After leaving Gordonstoun, I returned to the US and went on to receive a BA in Art from Oberlin College, where I also studied electronic music. I continued my studies earning an MFA from the School of the Boston Museum of Fine Arts and Tufts University - where Andrew is currently a professor. There I continued my studies in music composition and sound art.

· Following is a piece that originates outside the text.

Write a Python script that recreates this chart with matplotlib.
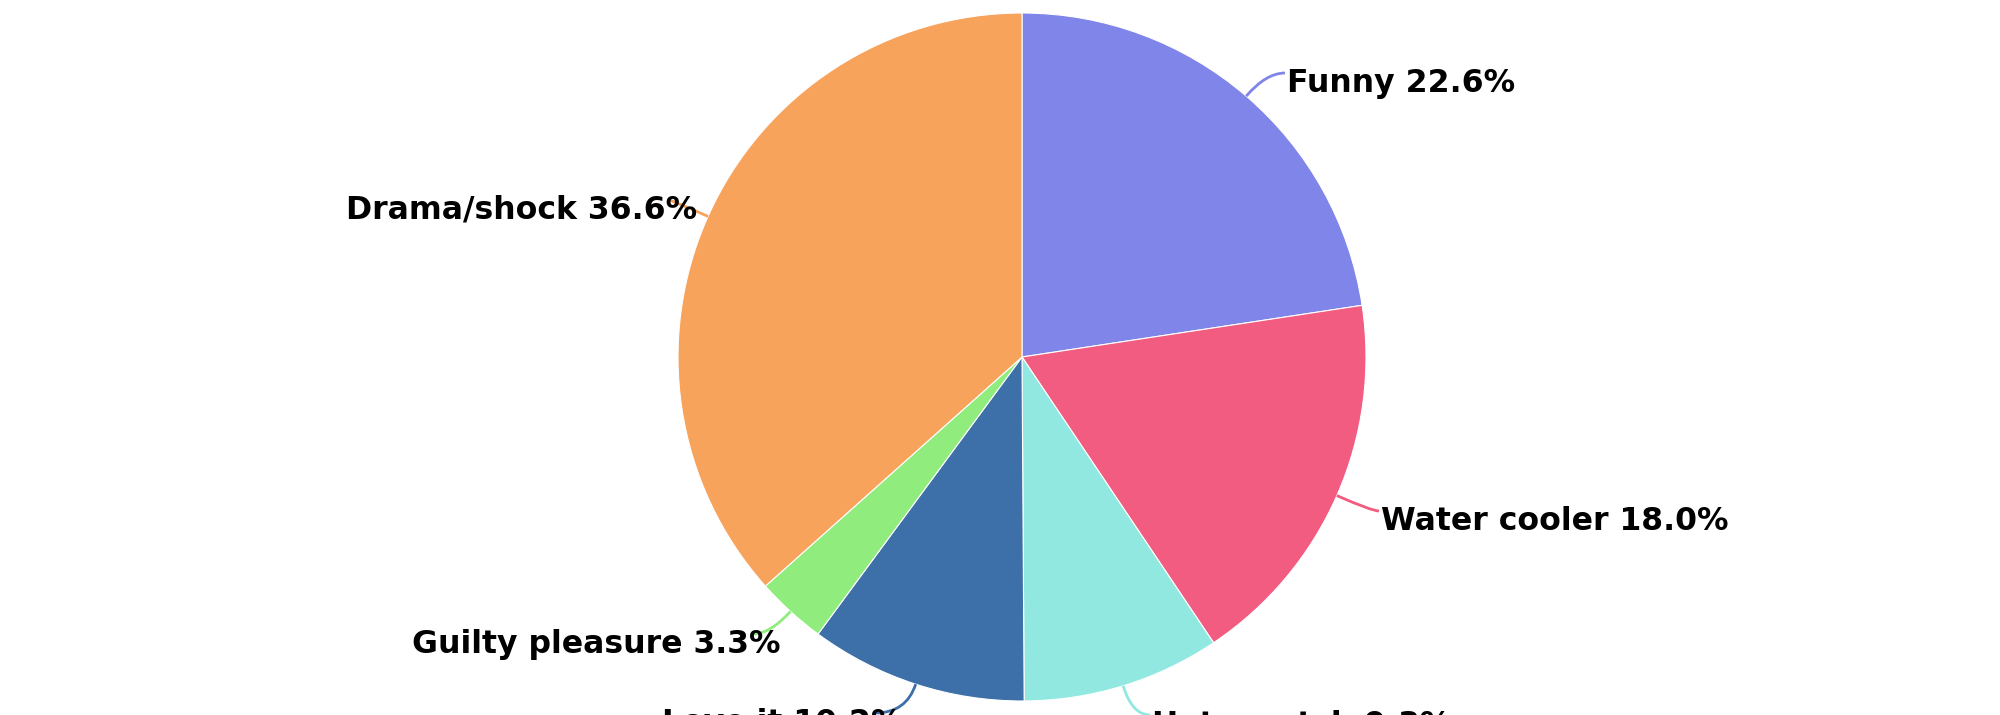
import numpy as np
import matplotlib
matplotlib.use('Agg')
import matplotlib.pyplot as plt
from matplotlib.path import Path
from matplotlib.patches import PathPatch

# data
labels = ['Funny', 'Water cooler', 'Hate watch', 'Love it', 'Guilty pleasure', 'Drama/shock']
values = [22.6, 18.0, 9.3, 10.2, 3.3, 36.6]
colors = ['#8085e9', '#f15c80', '#91e8e1', '#3d6fa8', '#90ed7d', '#f7a35c']

# layout (pixel space, y up)
W, H = 2000, 715
cx, cy, r = 1022, 358, 344
label_x = [1287, 1381, 1152, 903, 781, 697]
label_y = [623, 185, -19, -17, 62, 496]

fig = plt.figure(figsize=(20, 7.15), dpi=100)
ax = fig.add_axes([0, 0, 1, 1])

wedges, _ = ax.pie(values, colors=colors, startangle=90, counterclock=False,
                   center=(cx, cy), radius=r, frame=True,
                   wedgeprops=dict(edgecolor='white', linewidth=0.8))
ax.set_xlim(0, W)
ax.set_ylim(0, H)
ax.set_aspect('equal')
ax.axis('off')

# connectors + labels
total = sum(values)
start = 0.0
for lab, v, c, lx, ly in zip(labels, values, colors, label_x, label_y):
    mid = (start + v / 2) / total * 2 * np.pi
    start += v
    dx, dy = np.sin(mid), np.cos(mid)
    sx, sy = cx + r * dx, cy + r * dy
    right = dx > 0
    ex = lx - 2 if right else lx - 28
    ey = ly + 19
    t = (ey - sy) / dy if abs(dy) > 1e-6 else 0
    kx = sx + t * dx
    path = Path([(sx, sy), (kx, ey), (ex, ey)], [Path.MOVETO, Path.CURVE3, Path.CURVE3])
    ax.add_patch(PathPatch(path, fill=False, edgecolor=c, lw=2, zorder=1))
    ax.text(lx, ly, f'{lab} {v:.1f}%', ha='left' if right else 'right', va='baseline',
            fontsize=22.7, fontweight='bold', color='black', family='DejaVu Sans', zorder=3)

fig.savefig('out.png', dpi=100, facecolor='white')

After teaching Art and Art History at a Jesuit boys’ public school for 11 years, I returned to school and received my PhD in Acoustic Ecology from the Union Institute. All the while, I slowly built my career as a composer and sound artist, touring, performing and working variously in museum exhibit design, film sound, music composition, recording, and bioacoustics. Over the years, my work has been performed at numerous festivals and venues internationally and nationally including Merkin Hall at Lincoln Center, the Kennedy Center for the Performing Arts, and Spoleto Festival USA. I am the grateful recipient of numerous awards and grants including the Ars Acustica International prize, Meet the Composer, multiple fellowships in music composition from the National Endowment for the Arts, and support from the National Science Foundation. Among other recent projects, I have composed music for the Kronos Quartet, created the sound design for and mixed Werner Herzog's Academy Award nominated film, Encounters At the End of the World and worked on exhibits for the Smithsonian Institution National Museum of Natural History, American Museum of Natural History and the Polish Academy of Sciences, among others.
I continue to work professionally in music and sound and, after a 15-year hiatus, returned to teaching as an associate professor in the Television, Radio and Film Department of the Newhouse School of Public Communications at Syracuse University. I love what I do in both the arts and education and have Gordonstoun to thank for a gift that keeps on giving.